**Exercise prompt:** Stop after the line containing "1.3, 1.35, 1.45];": print each line exactly from the first line of the listing up to that point.

**Data provided:**
----
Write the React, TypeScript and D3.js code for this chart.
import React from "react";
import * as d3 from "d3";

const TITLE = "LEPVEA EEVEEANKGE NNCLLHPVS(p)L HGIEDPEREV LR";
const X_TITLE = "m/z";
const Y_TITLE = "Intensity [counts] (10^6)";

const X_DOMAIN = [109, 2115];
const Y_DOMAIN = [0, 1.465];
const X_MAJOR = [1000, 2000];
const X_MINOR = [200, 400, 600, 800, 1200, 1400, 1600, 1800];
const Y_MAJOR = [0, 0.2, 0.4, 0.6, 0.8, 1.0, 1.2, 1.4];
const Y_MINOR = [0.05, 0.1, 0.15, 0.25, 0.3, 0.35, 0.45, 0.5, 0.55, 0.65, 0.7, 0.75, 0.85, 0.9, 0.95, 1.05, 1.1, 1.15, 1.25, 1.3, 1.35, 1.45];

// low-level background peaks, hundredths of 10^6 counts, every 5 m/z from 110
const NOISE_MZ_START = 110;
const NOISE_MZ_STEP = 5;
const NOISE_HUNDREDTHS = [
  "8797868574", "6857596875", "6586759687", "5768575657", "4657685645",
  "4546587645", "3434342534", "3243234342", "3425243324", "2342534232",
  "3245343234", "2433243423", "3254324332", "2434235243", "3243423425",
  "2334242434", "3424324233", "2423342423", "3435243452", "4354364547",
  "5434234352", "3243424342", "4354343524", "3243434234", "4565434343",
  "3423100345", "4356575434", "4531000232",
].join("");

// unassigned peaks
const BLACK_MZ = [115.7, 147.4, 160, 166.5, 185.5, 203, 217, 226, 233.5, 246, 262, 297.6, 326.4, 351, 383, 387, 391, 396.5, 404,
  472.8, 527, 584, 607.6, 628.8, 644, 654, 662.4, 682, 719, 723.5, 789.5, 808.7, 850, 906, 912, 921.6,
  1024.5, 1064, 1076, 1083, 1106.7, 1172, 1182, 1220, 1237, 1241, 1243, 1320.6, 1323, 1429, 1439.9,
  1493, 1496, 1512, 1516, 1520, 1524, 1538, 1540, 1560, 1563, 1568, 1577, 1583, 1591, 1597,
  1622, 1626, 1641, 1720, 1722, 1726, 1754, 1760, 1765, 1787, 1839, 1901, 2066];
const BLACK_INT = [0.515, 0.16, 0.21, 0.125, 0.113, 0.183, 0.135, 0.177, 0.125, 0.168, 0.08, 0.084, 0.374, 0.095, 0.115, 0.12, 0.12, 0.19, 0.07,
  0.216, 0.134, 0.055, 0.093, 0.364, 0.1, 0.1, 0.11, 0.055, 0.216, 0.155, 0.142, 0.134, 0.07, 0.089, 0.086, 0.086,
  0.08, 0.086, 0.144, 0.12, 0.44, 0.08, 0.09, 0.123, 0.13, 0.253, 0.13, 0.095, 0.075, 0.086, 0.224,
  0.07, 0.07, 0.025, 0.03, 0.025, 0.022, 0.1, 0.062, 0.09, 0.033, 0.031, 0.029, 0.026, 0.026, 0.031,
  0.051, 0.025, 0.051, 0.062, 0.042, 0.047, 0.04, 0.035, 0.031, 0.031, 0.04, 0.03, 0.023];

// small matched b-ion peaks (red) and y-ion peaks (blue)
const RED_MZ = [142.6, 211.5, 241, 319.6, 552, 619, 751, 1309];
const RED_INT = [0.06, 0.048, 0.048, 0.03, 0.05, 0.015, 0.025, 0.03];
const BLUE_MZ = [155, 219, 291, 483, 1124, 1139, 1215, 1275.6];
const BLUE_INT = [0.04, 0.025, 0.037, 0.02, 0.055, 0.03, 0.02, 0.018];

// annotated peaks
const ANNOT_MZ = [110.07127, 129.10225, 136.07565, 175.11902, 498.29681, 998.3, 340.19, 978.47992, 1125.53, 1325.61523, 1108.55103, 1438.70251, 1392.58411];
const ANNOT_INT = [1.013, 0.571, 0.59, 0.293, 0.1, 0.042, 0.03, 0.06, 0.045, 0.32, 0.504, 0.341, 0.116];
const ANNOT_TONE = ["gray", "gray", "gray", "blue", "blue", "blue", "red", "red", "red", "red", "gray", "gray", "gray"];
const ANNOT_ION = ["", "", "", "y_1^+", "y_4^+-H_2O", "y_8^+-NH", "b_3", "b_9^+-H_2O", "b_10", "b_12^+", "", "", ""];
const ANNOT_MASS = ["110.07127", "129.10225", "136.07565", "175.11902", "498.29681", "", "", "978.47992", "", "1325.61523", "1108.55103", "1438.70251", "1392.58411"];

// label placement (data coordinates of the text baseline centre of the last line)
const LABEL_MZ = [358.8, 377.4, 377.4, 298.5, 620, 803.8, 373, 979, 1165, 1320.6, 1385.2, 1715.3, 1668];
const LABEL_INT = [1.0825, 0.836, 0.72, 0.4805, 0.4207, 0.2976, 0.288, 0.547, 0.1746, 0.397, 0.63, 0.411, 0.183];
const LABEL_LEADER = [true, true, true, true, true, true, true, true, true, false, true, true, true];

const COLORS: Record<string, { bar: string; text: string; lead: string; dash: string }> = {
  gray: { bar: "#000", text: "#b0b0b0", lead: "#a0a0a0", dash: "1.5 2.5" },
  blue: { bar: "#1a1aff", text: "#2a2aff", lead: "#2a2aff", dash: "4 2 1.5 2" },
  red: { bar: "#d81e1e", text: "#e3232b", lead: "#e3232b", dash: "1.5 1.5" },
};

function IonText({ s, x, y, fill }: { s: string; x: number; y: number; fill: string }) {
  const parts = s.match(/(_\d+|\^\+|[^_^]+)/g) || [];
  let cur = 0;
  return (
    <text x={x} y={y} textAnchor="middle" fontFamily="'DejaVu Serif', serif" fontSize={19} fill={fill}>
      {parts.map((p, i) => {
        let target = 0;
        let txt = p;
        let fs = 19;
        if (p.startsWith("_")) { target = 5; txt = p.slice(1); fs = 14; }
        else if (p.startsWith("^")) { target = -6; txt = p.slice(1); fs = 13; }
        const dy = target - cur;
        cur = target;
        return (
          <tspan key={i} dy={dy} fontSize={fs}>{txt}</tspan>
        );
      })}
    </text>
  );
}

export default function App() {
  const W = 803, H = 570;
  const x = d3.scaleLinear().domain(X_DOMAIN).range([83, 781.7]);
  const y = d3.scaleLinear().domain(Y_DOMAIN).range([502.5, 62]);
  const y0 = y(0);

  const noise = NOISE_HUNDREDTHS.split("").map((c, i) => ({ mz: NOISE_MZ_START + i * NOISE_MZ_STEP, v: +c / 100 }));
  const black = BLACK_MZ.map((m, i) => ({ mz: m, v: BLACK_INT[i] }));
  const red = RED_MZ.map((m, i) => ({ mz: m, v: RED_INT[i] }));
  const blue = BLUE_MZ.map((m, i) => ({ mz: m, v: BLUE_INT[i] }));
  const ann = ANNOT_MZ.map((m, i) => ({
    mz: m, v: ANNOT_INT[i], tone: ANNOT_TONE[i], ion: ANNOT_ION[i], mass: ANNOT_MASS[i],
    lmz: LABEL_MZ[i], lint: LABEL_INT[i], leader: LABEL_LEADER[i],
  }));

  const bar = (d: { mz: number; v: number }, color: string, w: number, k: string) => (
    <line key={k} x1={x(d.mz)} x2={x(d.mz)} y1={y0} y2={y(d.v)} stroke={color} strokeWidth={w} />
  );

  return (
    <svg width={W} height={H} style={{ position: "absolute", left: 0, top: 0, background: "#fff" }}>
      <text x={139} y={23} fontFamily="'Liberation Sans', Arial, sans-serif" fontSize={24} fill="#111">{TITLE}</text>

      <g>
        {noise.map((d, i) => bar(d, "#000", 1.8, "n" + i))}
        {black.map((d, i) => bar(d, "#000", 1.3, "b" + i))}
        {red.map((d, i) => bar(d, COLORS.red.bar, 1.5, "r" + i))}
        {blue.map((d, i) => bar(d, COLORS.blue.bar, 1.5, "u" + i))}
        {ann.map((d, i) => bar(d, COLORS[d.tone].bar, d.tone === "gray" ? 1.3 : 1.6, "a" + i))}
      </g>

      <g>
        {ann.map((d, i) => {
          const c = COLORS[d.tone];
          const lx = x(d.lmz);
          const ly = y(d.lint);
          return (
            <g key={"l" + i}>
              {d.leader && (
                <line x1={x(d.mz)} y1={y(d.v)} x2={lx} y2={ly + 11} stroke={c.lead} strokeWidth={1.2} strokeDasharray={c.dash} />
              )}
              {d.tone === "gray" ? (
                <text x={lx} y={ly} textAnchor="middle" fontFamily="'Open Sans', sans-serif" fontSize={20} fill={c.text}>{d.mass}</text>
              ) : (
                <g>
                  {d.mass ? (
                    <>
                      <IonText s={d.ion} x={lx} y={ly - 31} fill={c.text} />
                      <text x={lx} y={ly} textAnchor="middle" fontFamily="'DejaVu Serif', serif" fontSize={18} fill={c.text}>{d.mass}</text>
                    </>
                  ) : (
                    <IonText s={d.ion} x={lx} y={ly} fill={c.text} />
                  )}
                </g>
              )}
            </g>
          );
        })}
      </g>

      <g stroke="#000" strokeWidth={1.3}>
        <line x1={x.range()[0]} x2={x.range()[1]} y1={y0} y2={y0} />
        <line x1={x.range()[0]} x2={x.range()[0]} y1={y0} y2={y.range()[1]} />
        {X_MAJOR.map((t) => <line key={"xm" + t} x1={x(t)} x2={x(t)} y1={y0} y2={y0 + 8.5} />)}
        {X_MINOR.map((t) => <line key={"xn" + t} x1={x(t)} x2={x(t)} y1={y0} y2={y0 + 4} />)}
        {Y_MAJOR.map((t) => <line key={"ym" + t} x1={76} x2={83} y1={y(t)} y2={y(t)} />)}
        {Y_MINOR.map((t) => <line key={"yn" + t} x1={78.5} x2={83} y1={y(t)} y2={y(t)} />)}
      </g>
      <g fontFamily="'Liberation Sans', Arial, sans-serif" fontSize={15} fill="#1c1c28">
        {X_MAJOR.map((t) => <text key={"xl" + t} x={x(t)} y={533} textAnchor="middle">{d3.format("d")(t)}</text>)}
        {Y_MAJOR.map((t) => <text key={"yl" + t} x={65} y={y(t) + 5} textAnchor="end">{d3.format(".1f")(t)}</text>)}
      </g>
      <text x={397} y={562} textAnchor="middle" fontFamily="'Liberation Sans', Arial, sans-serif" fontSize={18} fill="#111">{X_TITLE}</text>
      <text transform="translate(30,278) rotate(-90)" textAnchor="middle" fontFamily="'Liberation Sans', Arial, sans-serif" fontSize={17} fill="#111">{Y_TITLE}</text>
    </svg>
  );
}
----
**Result:**
Write the React, TypeScript and D3.js code for this chart.
import React from "react";
import * as d3 from "d3";

const TITLE = "LEPVEA EEVEEANKGE NNCLLHPVS(p)L HGIEDPEREV LR";
const X_TITLE = "m/z";
const Y_TITLE = "Intensity [counts] (10^6)";

const X_DOMAIN = [109, 2115];
const Y_DOMAIN = [0, 1.465];
const X_MAJOR = [1000, 2000];
const X_MINOR = [200, 400, 600, 800, 1200, 1400, 1600, 1800];
const Y_MAJOR = [0, 0.2, 0.4, 0.6, 0.8, 1.0, 1.2, 1.4];
const Y_MINOR = [0.05, 0.1, 0.15, 0.25, 0.3, 0.35, 0.45, 0.5, 0.55, 0.65, 0.7, 0.75, 0.85, 0.9, 0.95, 1.05, 1.1, 1.15, 1.25, 1.3, 1.35, 1.45];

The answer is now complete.